* **Task to complete**
Repeat the material below word for word and leave out all pictures.

.....

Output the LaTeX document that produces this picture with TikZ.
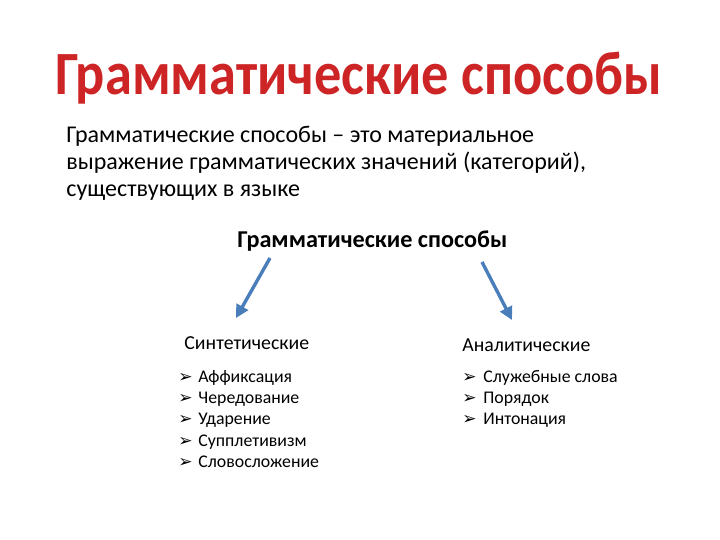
\documentclass[tikz,border=0pt]{standalone}
\usepackage{fontspec}
\setmainfont{Carlito}
\newfontfamily\symfont{DejaVu Sans}
\usetikzlibrary{arrows.meta}
\definecolor{titlered}{RGB}{205,36,38}
\definecolor{arrowblue}{RGB}{74,126,187}
\tikzset{
  titletext/.style={anchor=base west,inner sep=0pt,font=\fontsize{27.2}{30}\selectfont\bfseries,text=titlered,yscale=1.13},
  bodytext/.style={anchor=north west,inner sep=0pt,font=\fontsize{12}{13.5}\selectfont,align=left},
  subhead/.style={anchor=base west,inner sep=0pt,font=\fontsize{12.1}{14}\selectfont\bfseries},
  colhead/.style={anchor=base west,inner sep=0pt,font=\fontsize{9.9}{12}\selectfont},
  item/.style={anchor=base west,inner sep=0pt,font=\fontsize{8.9}{10}\selectfont},
  bul/.style={anchor=base west,inner sep=0pt,font=\fontsize{8.5}{10}\symfont},
  conn/.style={draw=arrowblue,line width=1.7pt,-{Triangle[length=6.5pt,width=6.5pt]}}
}
\begin{document}
\begin{tikzpicture}[x=0.5pt,y=-0.5pt]
\useasboundingbox (0,0) rectangle (720,540);
\node[titletext] (title) at (55,95) {Грамматические способы};
\node[bodytext] (def) at (66,126) {Грамматические способы – это материальное\\выражение грамматических значений (категорий),\\существующих в языке};
\node[subhead] (sub) at (237,248) {Грамматические способы};
\coordinate (ls) at (270,258);
\coordinate (le) at (236,318);
\coordinate (rs) at (482,262);
\coordinate (re) at (512,320);
\draw[conn] (ls) -- (le);
\draw[conn] (rs) -- (re);
\node[colhead] (syn) at (184,350) {Синтетические};
\node[colhead] (ana) at (462,352) {Аналитические};
\foreach \t [count=\i] in {Аффиксация,Чередование,Ударение,Супплетивизм,Словосложение}{
  \node[bul] (sb\i) at (178,{361+21.3*\i}) {➢};
  \node[item] (si\i) at (198,{361+21.3*\i}) {\t};
}
\foreach \t [count=\i] in {Служебные слова,Порядок,Интонация}{
  \node[bul] (ab\i) at (462,{361+21.3*\i}) {➢};
  \node[item] (ai\i) at (483,{361+21.3*\i}) {\t};
}
\end{tikzpicture}
\end{document}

.....

* **Answer to this exercise**
Output the LaTeX document that produces this picture with TikZ.
\documentclass[tikz,border=0pt]{standalone}
\usepackage{fontspec}
\setmainfont{Carlito}
\newfontfamily\symfont{DejaVu Sans}
\usetikzlibrary{arrows.meta}
\definecolor{titlered}{RGB}{205,36,38}
\definecolor{arrowblue}{RGB}{74,126,187}
\tikzset{
  titletext/.style={anchor=base west,inner sep=0pt,font=\fontsize{27.2}{30}\selectfont\bfseries,text=titlered,yscale=1.13},
  bodytext/.style={anchor=north west,inner sep=0pt,font=\fontsize{12}{13.5}\selectfont,align=left},
  subhead/.style={anchor=base west,inner sep=0pt,font=\fontsize{12.1}{14}\selectfont\bfseries},
  colhead/.style={anchor=base west,inner sep=0pt,font=\fontsize{9.9}{12}\selectfont},
  item/.style={anchor=base west,inner sep=0pt,font=\fontsize{8.9}{10}\selectfont},
  bul/.style={anchor=base west,inner sep=0pt,font=\fontsize{8.5}{10}\symfont},
  conn/.style={draw=arrowblue,line width=1.7pt,-{Triangle[length=6.5pt,width=6.5pt]}}
}
\begin{document}
\begin{tikzpicture}[x=0.5pt,y=-0.5pt]
\useasboundingbox (0,0) rectangle (720,540);
\node[titletext] (title) at (55,95) {Грамматические способы};
\node[bodytext] (def) at (66,126) {Грамматические способы – это материальное\\выражение грамматических значений (категорий),\\существующих в языке};
\node[subhead] (sub) at (237,248) {Грамматические способы};
\coordinate (ls) at (270,258);
\coordinate (le) at (236,318);
\coordinate (rs) at (482,262);
\coordinate (re) at (512,320);
\draw[conn] (ls) -- (le);
\draw[conn] (rs) -- (re);
\node[colhead] (syn) at (184,350) {Синтетические};
\node[colhead] (ana) at (462,352) {Аналитические};
\foreach \t [count=\i] in {Аффиксация,Чередование,Ударение,Супплетивизм,Словосложение}{
  \node[bul] (sb\i) at (178,{361+21.3*\i}) {➢};
  \node[item] (si\i) at (198,{361+21.3*\i}) {\t};
}
\foreach \t [count=\i] in {Служебные слова,Порядок,Интонация}{
  \node[bul] (ab\i) at (462,{361+21.3*\i}) {➢};
  \node[item] (ai\i) at (483,{361+21.3*\i}) {\t};
}
\end{tikzpicture}
\end{document}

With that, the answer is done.